• **Direction**
Copy whichever lines contain the string "matplotlib".
start
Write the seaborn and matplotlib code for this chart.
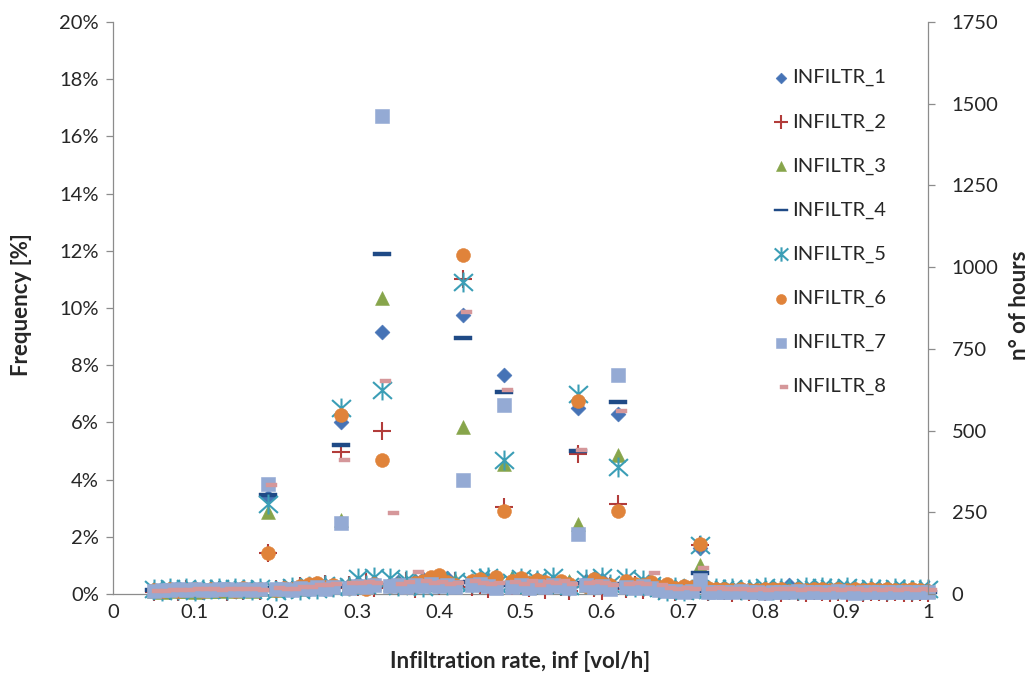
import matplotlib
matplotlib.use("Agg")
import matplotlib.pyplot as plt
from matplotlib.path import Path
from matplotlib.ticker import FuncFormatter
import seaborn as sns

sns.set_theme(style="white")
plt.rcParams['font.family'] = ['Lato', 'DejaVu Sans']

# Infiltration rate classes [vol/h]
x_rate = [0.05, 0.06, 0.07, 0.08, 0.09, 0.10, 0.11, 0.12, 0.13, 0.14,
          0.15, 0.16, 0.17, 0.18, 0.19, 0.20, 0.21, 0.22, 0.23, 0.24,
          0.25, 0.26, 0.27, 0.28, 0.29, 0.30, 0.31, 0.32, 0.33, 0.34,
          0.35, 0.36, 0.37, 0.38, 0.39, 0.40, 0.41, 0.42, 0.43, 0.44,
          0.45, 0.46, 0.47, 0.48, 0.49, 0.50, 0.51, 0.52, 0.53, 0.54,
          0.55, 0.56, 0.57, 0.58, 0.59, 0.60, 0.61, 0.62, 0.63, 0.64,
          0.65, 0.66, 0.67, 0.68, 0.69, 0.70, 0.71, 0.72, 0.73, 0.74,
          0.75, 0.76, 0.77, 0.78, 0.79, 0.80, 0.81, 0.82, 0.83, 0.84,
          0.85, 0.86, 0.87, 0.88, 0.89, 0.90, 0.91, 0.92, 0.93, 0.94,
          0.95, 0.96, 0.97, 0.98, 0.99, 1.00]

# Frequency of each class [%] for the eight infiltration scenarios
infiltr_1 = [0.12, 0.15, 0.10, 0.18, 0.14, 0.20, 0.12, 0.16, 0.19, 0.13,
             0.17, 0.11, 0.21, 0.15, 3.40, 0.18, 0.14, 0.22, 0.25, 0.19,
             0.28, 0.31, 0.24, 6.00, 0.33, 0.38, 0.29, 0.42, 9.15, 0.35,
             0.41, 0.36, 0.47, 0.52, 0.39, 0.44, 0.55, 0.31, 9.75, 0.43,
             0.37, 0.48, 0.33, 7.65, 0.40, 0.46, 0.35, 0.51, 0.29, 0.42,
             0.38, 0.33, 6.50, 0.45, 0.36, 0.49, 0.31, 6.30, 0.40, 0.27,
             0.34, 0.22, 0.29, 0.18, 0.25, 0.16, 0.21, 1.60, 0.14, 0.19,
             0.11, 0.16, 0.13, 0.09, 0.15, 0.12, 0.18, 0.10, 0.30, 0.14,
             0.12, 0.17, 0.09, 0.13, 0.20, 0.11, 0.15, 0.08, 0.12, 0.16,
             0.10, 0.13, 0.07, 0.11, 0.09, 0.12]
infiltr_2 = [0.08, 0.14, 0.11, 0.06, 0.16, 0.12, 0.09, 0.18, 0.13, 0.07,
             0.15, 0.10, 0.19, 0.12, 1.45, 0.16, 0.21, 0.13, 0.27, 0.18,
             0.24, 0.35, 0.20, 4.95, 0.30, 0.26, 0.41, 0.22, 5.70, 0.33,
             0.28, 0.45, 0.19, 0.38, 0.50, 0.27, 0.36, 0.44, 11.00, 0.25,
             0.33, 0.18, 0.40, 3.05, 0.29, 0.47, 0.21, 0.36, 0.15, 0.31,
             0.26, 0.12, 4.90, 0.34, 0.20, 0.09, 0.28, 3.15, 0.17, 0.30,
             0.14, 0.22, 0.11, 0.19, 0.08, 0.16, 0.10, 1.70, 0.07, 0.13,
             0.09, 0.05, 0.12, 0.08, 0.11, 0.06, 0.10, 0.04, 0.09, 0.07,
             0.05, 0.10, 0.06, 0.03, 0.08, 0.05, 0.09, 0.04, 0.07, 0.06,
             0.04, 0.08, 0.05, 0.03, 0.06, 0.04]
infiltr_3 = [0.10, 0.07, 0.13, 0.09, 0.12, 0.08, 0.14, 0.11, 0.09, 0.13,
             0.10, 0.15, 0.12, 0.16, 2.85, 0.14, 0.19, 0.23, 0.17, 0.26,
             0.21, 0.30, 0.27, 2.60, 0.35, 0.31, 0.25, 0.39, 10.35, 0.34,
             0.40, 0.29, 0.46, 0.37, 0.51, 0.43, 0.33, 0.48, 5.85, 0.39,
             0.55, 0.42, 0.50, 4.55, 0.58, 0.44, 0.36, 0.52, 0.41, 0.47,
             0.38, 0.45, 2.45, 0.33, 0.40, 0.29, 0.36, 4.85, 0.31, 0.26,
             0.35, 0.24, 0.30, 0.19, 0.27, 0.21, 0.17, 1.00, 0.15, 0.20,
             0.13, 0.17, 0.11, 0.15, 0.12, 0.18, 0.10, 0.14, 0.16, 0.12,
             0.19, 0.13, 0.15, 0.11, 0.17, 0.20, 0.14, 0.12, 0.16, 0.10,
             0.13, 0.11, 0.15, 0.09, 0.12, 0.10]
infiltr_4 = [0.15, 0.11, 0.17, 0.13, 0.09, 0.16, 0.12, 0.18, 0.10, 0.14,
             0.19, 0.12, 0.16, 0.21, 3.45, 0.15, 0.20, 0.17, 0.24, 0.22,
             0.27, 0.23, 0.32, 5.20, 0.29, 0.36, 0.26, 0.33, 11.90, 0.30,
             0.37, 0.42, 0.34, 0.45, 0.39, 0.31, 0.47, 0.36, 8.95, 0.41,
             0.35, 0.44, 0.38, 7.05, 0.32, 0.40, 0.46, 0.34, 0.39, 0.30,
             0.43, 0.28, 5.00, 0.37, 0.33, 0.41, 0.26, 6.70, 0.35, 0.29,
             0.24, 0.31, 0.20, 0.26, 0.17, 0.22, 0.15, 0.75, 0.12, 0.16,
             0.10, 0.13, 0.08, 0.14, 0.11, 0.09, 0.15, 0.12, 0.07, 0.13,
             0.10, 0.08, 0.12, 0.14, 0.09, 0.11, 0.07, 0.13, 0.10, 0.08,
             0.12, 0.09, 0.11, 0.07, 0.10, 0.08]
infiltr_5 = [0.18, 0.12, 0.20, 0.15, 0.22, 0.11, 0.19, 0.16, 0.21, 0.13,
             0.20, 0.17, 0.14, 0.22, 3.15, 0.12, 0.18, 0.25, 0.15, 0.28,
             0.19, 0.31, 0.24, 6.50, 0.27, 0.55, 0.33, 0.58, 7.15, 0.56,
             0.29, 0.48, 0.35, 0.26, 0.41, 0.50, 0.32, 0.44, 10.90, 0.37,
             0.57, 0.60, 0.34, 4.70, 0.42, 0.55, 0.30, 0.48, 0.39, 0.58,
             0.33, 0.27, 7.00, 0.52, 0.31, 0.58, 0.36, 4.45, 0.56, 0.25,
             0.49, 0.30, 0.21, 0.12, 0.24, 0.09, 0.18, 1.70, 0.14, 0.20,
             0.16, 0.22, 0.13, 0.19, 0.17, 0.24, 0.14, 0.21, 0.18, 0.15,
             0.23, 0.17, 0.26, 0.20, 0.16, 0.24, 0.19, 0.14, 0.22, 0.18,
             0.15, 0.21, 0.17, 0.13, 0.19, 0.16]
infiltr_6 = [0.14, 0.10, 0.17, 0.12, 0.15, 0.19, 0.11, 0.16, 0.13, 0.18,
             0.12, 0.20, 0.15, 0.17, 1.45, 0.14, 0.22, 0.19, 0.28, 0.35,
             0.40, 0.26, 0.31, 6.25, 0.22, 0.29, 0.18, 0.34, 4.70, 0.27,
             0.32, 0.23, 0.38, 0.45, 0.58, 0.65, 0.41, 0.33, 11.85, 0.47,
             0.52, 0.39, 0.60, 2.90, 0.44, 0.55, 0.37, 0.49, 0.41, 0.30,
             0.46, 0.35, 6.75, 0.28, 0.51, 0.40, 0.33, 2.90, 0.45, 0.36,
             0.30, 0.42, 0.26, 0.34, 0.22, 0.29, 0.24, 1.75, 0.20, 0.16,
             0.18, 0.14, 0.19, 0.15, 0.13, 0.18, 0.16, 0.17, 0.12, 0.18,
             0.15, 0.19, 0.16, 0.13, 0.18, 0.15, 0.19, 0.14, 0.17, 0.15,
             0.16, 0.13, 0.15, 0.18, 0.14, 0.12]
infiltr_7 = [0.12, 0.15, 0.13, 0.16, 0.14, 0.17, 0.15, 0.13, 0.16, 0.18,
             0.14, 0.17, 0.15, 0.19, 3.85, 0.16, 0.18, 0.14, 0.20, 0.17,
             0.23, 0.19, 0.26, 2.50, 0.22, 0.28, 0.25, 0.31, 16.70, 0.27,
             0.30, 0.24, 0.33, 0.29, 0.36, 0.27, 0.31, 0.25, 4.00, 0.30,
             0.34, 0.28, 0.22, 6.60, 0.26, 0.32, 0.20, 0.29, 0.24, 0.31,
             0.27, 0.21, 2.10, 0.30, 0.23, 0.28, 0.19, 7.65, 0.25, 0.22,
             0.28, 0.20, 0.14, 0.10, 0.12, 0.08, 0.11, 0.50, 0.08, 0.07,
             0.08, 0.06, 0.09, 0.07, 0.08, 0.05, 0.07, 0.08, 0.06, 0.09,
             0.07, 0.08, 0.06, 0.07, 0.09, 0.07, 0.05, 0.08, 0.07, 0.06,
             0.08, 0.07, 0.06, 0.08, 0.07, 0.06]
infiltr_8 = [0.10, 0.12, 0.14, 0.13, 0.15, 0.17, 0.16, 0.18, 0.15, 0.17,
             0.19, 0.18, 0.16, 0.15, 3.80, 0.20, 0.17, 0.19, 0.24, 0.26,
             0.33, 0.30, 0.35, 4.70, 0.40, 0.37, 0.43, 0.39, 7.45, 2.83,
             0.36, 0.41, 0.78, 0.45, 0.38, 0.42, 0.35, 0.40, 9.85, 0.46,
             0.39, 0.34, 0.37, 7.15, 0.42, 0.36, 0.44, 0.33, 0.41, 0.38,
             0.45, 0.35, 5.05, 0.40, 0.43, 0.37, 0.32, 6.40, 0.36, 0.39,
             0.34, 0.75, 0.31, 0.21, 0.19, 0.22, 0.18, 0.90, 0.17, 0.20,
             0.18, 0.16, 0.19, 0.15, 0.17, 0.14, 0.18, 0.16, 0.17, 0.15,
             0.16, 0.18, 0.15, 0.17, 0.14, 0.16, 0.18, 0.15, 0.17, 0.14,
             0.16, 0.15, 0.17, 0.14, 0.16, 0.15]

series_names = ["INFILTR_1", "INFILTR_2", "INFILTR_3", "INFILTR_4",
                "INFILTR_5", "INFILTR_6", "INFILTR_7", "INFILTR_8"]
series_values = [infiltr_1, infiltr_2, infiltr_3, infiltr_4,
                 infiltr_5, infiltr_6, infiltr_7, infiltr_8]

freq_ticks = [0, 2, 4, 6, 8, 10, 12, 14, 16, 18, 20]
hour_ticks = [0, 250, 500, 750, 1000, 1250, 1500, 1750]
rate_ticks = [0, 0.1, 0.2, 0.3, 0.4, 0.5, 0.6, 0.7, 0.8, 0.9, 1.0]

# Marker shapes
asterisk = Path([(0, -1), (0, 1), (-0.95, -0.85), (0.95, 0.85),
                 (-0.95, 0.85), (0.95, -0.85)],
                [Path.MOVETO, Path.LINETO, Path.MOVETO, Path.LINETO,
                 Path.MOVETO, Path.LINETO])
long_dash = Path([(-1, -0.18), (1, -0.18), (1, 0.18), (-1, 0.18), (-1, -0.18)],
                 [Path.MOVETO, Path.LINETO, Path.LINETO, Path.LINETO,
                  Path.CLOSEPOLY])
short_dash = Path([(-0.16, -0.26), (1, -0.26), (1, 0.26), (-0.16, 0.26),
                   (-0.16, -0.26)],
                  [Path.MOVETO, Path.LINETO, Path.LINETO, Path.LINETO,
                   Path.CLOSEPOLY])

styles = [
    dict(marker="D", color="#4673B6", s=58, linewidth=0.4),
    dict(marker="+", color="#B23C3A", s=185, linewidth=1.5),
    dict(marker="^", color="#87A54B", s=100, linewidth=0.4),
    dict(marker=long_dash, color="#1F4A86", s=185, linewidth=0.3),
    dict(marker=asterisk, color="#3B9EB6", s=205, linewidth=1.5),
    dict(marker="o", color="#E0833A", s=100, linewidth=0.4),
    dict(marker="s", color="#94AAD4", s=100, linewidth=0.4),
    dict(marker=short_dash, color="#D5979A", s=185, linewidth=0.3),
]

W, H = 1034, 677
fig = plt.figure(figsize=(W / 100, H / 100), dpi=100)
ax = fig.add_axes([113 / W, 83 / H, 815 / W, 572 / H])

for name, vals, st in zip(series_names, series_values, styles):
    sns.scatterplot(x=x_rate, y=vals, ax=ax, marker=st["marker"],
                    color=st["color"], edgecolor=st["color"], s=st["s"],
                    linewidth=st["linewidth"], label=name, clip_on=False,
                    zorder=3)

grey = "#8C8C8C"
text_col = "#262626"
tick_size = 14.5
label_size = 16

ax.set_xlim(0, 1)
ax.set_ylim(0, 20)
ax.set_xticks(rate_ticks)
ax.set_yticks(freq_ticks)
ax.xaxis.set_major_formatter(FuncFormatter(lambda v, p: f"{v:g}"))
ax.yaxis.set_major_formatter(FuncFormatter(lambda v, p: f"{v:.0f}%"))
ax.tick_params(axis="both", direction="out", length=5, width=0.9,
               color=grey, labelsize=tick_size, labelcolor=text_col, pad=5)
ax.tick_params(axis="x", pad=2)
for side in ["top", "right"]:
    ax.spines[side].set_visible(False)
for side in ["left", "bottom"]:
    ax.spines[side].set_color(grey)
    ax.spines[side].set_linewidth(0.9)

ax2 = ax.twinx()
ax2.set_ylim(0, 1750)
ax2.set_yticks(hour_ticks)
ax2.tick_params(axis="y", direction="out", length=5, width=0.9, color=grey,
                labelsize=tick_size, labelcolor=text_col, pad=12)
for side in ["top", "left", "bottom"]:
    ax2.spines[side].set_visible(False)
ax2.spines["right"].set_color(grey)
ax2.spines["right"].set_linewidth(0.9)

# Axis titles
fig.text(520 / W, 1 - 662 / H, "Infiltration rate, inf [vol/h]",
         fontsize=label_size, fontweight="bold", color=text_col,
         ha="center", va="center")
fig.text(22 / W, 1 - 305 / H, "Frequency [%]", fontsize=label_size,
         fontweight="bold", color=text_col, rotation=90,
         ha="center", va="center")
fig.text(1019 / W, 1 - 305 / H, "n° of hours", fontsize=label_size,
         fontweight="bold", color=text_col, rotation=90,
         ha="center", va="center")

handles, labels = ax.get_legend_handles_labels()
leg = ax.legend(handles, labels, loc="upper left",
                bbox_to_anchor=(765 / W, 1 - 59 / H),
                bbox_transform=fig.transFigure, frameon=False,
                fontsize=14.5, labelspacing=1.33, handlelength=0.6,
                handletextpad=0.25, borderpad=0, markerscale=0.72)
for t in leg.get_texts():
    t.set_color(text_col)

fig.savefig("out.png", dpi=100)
end
start
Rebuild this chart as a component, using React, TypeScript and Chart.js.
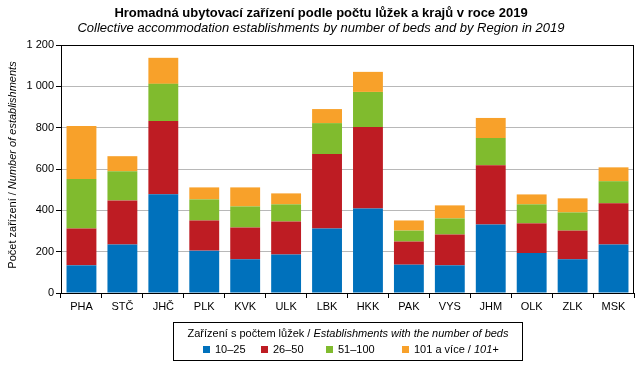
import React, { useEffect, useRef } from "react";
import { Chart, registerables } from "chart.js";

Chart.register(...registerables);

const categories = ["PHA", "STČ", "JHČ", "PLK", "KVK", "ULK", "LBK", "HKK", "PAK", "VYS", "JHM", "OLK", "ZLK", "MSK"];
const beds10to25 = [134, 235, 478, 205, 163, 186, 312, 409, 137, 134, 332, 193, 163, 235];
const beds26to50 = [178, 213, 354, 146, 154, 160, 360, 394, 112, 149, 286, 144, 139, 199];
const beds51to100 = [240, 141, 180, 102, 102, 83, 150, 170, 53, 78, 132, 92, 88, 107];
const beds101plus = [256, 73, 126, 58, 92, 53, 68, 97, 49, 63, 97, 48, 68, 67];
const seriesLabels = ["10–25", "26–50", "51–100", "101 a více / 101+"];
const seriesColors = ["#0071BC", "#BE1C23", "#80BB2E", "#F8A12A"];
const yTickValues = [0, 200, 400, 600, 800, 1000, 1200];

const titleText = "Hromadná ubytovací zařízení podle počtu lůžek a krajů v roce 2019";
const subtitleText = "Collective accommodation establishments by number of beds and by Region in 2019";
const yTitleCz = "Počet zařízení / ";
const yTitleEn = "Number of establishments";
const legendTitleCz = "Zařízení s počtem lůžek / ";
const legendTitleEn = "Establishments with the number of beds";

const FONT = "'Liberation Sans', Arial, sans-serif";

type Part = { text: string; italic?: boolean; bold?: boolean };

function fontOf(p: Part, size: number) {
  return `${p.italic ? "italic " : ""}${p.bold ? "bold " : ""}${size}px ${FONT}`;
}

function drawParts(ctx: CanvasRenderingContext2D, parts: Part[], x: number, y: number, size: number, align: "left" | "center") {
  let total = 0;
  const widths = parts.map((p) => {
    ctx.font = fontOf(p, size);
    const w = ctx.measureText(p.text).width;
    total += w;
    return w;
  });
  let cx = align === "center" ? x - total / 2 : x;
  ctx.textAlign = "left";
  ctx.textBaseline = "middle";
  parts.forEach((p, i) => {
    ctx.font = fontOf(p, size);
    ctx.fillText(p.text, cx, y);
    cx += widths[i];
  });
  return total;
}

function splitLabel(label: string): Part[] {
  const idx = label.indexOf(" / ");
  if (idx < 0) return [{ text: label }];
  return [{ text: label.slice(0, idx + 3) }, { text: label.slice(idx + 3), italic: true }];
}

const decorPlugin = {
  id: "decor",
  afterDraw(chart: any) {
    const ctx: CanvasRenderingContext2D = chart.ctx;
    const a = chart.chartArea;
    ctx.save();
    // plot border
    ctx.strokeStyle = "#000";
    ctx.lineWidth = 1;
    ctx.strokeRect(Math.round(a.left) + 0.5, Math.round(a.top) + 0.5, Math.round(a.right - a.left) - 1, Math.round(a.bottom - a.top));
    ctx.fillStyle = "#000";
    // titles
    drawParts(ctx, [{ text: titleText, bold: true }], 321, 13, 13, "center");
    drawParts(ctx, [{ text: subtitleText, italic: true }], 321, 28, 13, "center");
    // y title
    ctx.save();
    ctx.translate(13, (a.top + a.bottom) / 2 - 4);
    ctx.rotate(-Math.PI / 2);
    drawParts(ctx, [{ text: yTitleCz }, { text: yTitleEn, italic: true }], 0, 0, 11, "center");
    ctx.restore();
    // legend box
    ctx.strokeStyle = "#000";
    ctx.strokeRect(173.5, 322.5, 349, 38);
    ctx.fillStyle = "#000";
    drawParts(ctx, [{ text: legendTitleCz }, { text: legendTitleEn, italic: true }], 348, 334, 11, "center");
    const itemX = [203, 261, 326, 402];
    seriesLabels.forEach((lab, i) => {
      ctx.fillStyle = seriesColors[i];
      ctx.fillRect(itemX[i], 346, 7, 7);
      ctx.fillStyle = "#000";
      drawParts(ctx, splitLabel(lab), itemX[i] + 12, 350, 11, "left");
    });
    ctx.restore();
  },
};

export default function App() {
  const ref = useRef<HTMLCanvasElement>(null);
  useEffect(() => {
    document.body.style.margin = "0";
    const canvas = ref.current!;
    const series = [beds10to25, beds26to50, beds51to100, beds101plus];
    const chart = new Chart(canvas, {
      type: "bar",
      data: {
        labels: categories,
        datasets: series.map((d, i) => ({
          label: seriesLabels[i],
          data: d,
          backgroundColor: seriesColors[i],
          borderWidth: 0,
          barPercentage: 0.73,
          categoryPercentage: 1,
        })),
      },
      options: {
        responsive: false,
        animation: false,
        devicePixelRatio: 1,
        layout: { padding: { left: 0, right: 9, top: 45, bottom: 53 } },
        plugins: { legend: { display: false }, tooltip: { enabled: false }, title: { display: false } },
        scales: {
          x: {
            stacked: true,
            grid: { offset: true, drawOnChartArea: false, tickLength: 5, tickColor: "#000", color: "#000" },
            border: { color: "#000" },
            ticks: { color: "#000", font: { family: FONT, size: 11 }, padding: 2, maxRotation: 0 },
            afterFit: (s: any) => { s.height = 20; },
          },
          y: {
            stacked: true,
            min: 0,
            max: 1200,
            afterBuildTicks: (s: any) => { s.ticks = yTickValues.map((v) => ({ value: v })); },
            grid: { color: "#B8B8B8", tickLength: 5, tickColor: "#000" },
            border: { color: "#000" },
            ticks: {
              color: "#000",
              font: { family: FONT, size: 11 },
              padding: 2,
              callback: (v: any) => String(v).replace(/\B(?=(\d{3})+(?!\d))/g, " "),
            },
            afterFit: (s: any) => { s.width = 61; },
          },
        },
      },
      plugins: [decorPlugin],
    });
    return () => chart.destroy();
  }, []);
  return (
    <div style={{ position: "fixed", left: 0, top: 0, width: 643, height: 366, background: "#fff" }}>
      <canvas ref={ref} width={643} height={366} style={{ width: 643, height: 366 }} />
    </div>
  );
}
end
• **Answer to the problem**
Write the seaborn and matplotlib code for this chart.
import matplotlib
matplotlib.use("Agg")
import matplotlib.pyplot as plt
from matplotlib.path import Path
from matplotlib.ticker import FuncFormatter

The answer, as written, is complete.